Merch for this release:
Vinyl LP, Compact Disc (CD)

Ebo Taylor is an international star, responsible for bringing Ghanaian highlife music to the world in the ‘60s and creating his own unique fusion of traditional music with other African diasporic styles—jazz, funk, Afrobeat—through a many-decades-long solo career. The 83-year-old is still making new music—last year’s Yeri Ara was as bright and inventive as he’s ever been—but this EP spins us back to 1980, a “lost release” from Nigeria’s Tabansi Records, recorded on tour with his core band at that time in Tabansi’s studios but archived without release for some unknown reason. These five tracks have a bright and breezy feel, with Taylor’s arpeggiated highlife guitar and smooth voice their anchor, bright horns and flutes and organs darting in for punctuation as well as more extended interplay, West African rhythms so deft one might temporarily forget their complexity.
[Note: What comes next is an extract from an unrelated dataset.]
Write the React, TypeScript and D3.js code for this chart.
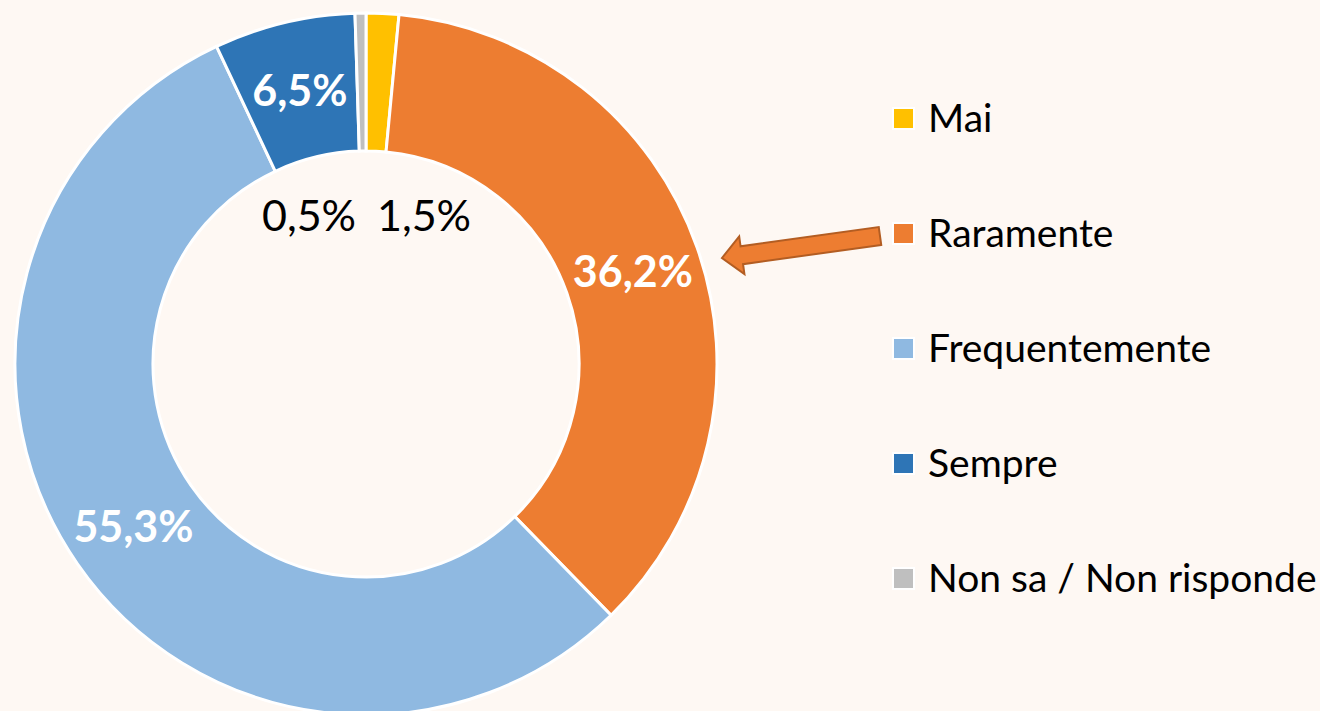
import React from "react";
import * as d3 from "d3";

const categories = ["Mai", "Raramente", "Frequentemente", "Sempre", "Non sa / Non risponde"];
const values = [1.5, 36.2, 55.3, 6.5, 0.5];
const labels = ["1,5%", "36,2%", "55,3%", "6,5%", "0,5%"];
const colors = ["#FFC000", "#ED7D31", "#8FB9E1", "#2E75B6", "#BFBFBF"];

const W = 1320, H = 711;
const cx = 366, cy = 364, R = 351, r0 = 213;
const FONT = "Lato, 'Open Sans', sans-serif";

export default function App() {
  const pie = d3.pie<number>().sort(null).value((d) => d).startAngle(0).endAngle(2 * Math.PI);
  const arcs = pie(values);
  const arc = d3.arc<d3.PieArcDatum<number>>().innerRadius(r0).outerRadius(R);
  const labelArc = d3.arc<d3.PieArcDatum<number>>().innerRadius(283).outerRadius(283);

  // arrow geometry (tail -> tip)
  const tail: [number, number] = [880, 236];
  const tip: [number, number] = [722, 258];
  const ang = Math.atan2(tip[1] - tail[1], tip[0] - tail[0]) * 180 / Math.PI;
  const L = Math.hypot(tip[0] - tail[0], tip[1] - tail[1]);
  const sw = 9, hl = 20, hw = 19;
  const arrowPts = [
    [0, -sw], [L - hl, -sw], [L - hl, -hw], [L, 0], [L - hl, hw], [L - hl, sw], [0, sw],
  ].map((p) => p.join(",")).join(" ");

  return (
    <svg width={W} height={H} style={{ position: "absolute", left: 0, top: 0, background: "#FEF8F3" }}>
      <rect width={W} height={H} fill="#FEF8F3" />
      <g transform={`translate(${cx},${cy})`}>
        {arcs.map((a, i) => (
          <path key={i} d={arc(a) || ""} fill={colors[i]} stroke="#FFFFFF" strokeWidth={3} />
        ))}
        {arcs.map((a, i) => {
          if (values[i] < 3) return null;
          const [x, y] = labelArc.centroid(a);
          return (
            <text key={"l" + i} x={x} y={y + 2} dy="0.35em" textAnchor="middle" fill="#FFFFFF"
              fontFamily={FONT} fontWeight="bold" fontSize={43}>{labels[i]}</text>
          );
        })}
      </g>
      <text x={309} y={216} dy="0.35em" textAnchor="middle" fill="#000" fontFamily={FONT} fontSize={43}>{labels[4]}</text>
      <text x={424} y={216} dy="0.35em" textAnchor="middle" fill="#000" fontFamily={FONT} fontSize={43}>{labels[0]}</text>
      <polygon points={arrowPts} transform={`translate(${tail[0]},${tail[1]}) rotate(${ang})`}
        fill="#ED7D31" stroke="#B35D22" strokeWidth={2} strokeLinejoin="miter" />
      {categories.map((c, i) => {
        const y = 118 + i * 115;
        return (
          <g key={"g" + i}>
            <rect x={893} y={y - 10} width={21} height={21} fill={colors[i]} stroke="#FFFFFF" strokeWidth={2} />
            <text x={928} y={y} dy="0.35em" fill="#000" fontFamily={FONT} fontSize={39}>{c}</text>
          </g>
        );
      })}
    </svg>
  );
}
Every time I hear highlife, I’m reminded so strongly of the West African core of Afro-Caribbean music; the Bahamas and other Caribbean islands affected by Hurricane Dorian have obviously been on my mind, and I thought a lot while listening to Palaver about enslaved people bringing their traditions with them, founding communities in which there could be strength and joy, and music’s role in anchoring people who were ripped from their homes to their ancestry. 
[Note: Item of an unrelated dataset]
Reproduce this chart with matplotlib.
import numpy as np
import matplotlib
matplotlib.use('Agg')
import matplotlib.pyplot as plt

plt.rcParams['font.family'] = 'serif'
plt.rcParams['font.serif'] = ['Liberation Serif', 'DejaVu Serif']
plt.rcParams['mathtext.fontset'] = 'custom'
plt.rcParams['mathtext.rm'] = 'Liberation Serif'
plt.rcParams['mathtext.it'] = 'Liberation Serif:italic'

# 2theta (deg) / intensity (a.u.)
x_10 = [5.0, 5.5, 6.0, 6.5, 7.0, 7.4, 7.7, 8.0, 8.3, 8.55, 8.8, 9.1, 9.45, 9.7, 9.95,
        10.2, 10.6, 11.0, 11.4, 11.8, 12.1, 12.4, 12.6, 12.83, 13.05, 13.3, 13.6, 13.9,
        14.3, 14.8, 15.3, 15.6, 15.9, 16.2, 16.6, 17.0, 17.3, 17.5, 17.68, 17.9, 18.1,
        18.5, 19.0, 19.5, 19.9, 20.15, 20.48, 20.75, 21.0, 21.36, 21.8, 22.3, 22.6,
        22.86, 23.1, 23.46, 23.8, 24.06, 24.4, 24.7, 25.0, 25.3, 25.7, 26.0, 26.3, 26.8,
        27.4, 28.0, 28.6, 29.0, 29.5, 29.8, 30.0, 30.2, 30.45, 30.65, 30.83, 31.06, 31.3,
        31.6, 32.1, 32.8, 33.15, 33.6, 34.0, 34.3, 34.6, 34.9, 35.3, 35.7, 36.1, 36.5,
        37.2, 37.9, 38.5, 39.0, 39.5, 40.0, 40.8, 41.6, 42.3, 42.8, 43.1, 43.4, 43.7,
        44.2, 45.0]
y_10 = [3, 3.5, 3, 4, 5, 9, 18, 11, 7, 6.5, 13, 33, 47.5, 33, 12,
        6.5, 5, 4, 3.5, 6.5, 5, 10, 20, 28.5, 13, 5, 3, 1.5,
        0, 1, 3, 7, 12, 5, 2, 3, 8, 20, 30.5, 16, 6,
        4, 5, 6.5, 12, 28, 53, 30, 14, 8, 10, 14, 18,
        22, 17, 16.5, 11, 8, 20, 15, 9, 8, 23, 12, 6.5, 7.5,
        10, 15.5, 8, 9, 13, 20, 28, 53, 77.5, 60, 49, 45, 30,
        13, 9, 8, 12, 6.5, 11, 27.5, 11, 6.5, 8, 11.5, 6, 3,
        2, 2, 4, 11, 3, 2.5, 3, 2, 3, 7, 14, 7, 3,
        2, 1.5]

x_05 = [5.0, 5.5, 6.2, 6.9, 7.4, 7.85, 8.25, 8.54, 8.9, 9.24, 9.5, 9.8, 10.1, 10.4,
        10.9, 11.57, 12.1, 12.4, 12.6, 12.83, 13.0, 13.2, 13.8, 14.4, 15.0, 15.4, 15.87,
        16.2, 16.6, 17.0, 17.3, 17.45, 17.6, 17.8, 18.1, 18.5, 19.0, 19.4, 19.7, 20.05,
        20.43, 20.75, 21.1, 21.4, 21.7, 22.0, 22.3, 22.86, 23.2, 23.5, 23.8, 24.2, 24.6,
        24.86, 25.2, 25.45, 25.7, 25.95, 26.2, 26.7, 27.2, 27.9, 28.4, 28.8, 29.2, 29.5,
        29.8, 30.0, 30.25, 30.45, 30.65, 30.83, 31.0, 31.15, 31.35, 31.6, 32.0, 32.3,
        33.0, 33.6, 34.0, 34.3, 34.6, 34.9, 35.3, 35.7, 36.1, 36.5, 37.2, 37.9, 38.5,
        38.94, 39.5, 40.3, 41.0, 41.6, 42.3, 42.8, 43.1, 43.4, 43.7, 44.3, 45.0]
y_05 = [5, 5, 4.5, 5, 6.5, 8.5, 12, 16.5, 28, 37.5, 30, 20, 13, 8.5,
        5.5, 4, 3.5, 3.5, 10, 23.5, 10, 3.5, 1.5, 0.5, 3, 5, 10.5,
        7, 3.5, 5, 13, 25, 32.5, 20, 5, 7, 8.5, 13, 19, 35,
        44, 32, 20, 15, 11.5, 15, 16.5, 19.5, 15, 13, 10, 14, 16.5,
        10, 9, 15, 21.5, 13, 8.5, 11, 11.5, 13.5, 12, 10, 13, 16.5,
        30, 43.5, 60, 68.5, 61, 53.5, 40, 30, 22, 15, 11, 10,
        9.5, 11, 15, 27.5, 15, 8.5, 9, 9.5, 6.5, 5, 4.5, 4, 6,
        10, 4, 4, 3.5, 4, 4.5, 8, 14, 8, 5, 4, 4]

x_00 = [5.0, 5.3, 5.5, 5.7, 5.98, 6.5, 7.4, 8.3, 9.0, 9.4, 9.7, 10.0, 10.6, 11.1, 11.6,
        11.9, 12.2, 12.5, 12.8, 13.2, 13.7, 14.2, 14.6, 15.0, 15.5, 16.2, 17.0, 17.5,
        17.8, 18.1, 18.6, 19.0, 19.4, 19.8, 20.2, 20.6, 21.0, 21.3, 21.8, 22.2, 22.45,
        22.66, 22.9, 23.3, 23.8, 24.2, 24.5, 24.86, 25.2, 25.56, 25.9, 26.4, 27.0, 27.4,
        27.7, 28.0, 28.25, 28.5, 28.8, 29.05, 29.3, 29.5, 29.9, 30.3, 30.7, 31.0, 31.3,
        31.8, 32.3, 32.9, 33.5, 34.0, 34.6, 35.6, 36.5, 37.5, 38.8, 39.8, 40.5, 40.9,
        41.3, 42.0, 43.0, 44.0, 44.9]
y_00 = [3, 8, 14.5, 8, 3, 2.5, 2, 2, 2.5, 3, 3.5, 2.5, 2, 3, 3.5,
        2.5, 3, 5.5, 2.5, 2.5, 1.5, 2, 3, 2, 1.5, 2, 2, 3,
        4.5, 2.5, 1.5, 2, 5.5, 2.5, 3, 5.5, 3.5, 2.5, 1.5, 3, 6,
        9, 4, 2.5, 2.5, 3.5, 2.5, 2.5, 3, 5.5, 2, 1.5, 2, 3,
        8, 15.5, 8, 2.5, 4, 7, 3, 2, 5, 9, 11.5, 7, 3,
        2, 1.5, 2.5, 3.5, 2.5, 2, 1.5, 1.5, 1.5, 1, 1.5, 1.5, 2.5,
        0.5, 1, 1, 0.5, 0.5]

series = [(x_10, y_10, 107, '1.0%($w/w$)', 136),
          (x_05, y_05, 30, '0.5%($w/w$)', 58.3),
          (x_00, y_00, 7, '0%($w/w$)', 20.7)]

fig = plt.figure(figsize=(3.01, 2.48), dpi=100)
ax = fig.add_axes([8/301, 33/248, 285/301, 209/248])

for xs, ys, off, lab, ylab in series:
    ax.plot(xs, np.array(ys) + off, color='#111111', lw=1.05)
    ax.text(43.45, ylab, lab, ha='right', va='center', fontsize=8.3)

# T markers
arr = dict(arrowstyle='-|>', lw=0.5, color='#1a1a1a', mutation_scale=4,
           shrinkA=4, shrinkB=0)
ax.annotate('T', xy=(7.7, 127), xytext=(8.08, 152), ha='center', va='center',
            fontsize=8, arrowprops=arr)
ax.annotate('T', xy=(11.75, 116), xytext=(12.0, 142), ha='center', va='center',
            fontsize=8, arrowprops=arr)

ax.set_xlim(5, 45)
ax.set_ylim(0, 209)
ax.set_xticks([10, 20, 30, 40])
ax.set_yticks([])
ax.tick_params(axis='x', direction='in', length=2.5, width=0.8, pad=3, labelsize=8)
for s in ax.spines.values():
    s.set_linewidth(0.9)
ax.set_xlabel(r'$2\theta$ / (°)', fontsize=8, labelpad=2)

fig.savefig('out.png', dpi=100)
Taylor is, of course, no stranger to that dialogue; his ‘70s work, directly leading up to this, involved collaborations with Fela Kuti and black West Indian musicians in London. And though this is music that sounds as fresh and full of light as the day it was recorded, it is not without lyrical heft; “Help Africa,” Palaver’s centerpiece, with its sharp horn line, is a beautiful call for solidarity across the liberation movements taking place across the African continent at the time. One cannot listen to Taylor’s work and appreciate his artistry without acknowledging the many ways the African diaspora is woven together, which is part of its magic. A vital treasure from the vaults, this little EP.

-Jes Skolnik

Back Catalog

Vacation Bible School
The Jesus Movement

Merch for this release:
Cassette

I’ll confess: the first thing that drew me to The Jesus Movement was the name of the artist: Vacation Bible School. For anyone who grew up in the Christian church, those three words together tend to trigger a sense of hazy nostalgia coupled with deep embarrassment: memories of puppet shows that started out fun and lighthearted but then snuck up on you with an earnest Scripture lesson in the final half; art projects involving a construction-paper Noah’s Ark atop a sea of blue felt. Once I dove into the album a bit deeper, the intrigue only increased: it was released by the excellent experimental label Illuminated Paths, and was largely made up of samples taken from the late ‘60s/early ‘70s “Jesus People” movement, a hippie-fied take on evangelicism that, for a brief moment, made its way into the mainstream. From this source material, Vacation Bible School create something eerie and unsettling—setting the words of Francis Schaeffer against churning, bleak electronics; the song “Keith Green” has no clear connection to that early Jesus music singer—instead, it’s a vast expanse of pulsing, vaporwave-y synths. Creepier still is their rework of Larry Norman’s “I Wish We’d All Been Ready,” which pushes his elfin voice far, far down into the mix, covering over it with a layer of electronics that emphasize the song’s minor-key elements; the gauzy atmospherics on “b o r n_a g a i n” serve as a kind of haunted-house backdrop for the words of preacher Lonnie Frisbee. And while the album will be catnip to anyone who grew up in this culture, by using music so glazed-over, glassy-eyed, and disturbingly serene, Vacation Bible School effectively punch up the darker, cult-like elements lurking beneath the movement’s “peace and love” surface. It’s a sneakily sinister record that’s more “ominous phantom” than “holy spirit.”